Legislation held inflationary

Congress passed fewer inflationary bills in 1979 than it did in 1978, but still managed to pass three times as many bills that spurred inflation than those that helped to control it.

This is the finding of the Legislative Review Committee of the National Association of Business Economists, a professional organization in its second annual review of the budget.

Even though there was some improvement over 1978 when Congress passed five times as many inflationary bills as anti-inflationary bills, Dr. George McKinney , senior vice-president of Irving Trust Company, termed it a "disappointing record."

"Most of the bills judged to be inflationary were not by themselves very significant," Dr. McKinney noted. "But taken together, these bills -- along with similar measures passed in earlier years -- are a principal reason why inflation is now out of hand."

The economists found that of the 172 nonappropriations bills passed during the 96th Congress's first session, 95 were moderately or significantly inflationary while 28 were anti-inflationary. The rest were considered to have little inflationary impact. Of the increase in anti- inflationary bills, Dr. McKinney noted, "there may be reason to hope that the Congress is beginning to listen to the millions of Americans who are urgently crying for an end to inflation."

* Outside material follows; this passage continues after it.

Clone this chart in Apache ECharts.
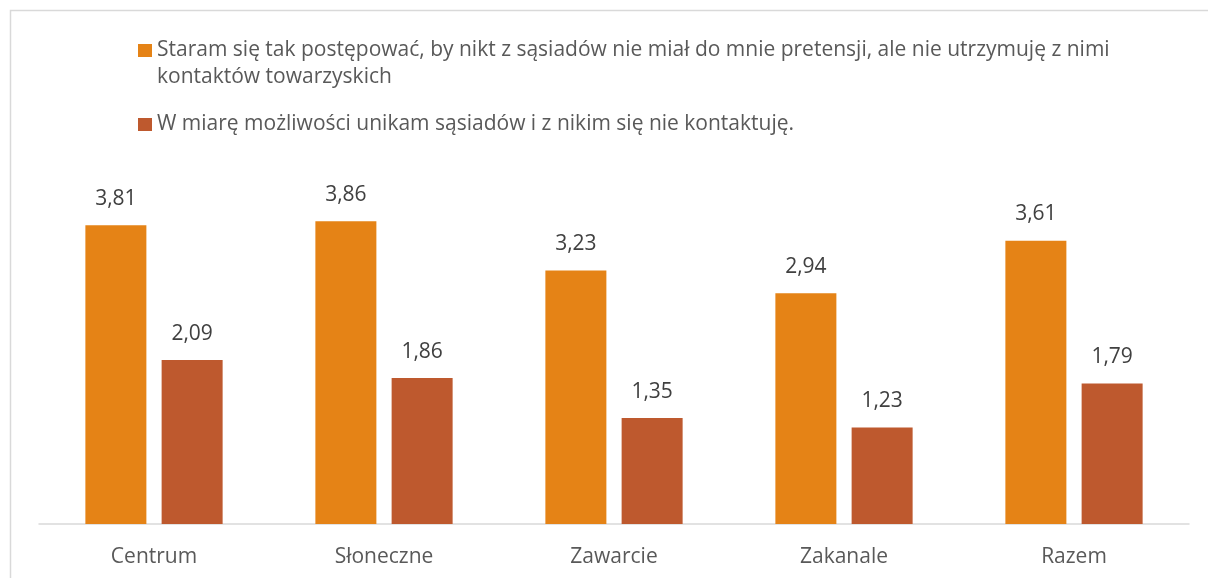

The most inflationary nonappropriations bill passed, the economists decided, was the Chrysler loan guarantee program because of its anti-competitive nature. The other major bills passed that were considered to be "significantly" inflationary included legislation continuing price supports for dairy products; the establishment of a separate Cabinet-level Department of Education with an initial budget of $14 billion; the increase in disabled veterans' benefits by 9. 9 percent; and a bill authorizing $3.8 billion in military construction.